Friday, September 7, 2012

IN WHICH I WAS THE SHEEP:  At the arena in Charlotte this week -- again, not that we're talking about why I was in Charlotte -- they had free cell phone charger stations arrayed around the concourse on each level. With ports for every type of device (though not enough for iPhone users), these kiosks were a great amenity for folks at the end of long and battery-draining days, and I assume they'll become standard at many locations within a year or two. Plug in, wait by your device (or trust the credentialed masses being watched by Secret Service), voila.  (I did also see kiosks with credit card-activated locked doors for devices, but they weren't at the arena.) Except ...

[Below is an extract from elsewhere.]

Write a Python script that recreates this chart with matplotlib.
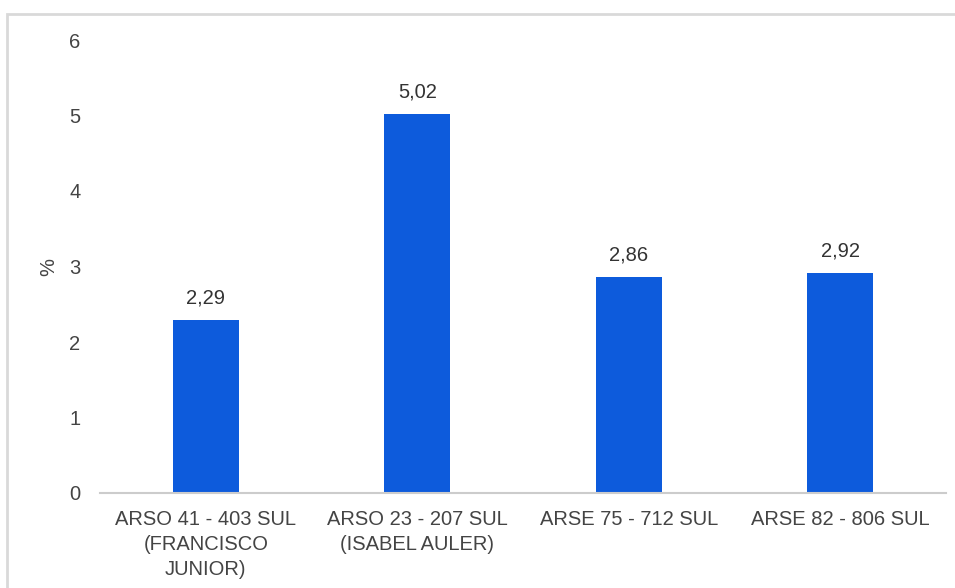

Except that it was free. And because it was free, folks would hog scarce ports for thirty minutes, an hour, or more (and with monitors on the concourse, you could still keep tabs of the proceedings on the stage), and iPhone and Droid users were often left waiting in intolerable queues.

If there's a better illustration of the tragedy of the commons, I'm not sure what it would be. Consider what would have happened had they instead charged for charging -- $2 for ten minutes?  $5? (We know this was a valuable resource given how much people were willing to wait for it.) That way, you provide an endpoint to everyone's consumption of the resource while capturing the value that's out there. Or am I missing something?

27 comments:

  1. 1.  The problem with charging is that it creates even more of a bottleneck, with people fumbling for cash or credit cards to pay rather than just plugging and going.  And do you then create variable pricing?  It seems like iPhone/Droid charging outlets were more valuable than Blackberry outlets.  Should users pay more for an iPhone charger than a Blackberry one?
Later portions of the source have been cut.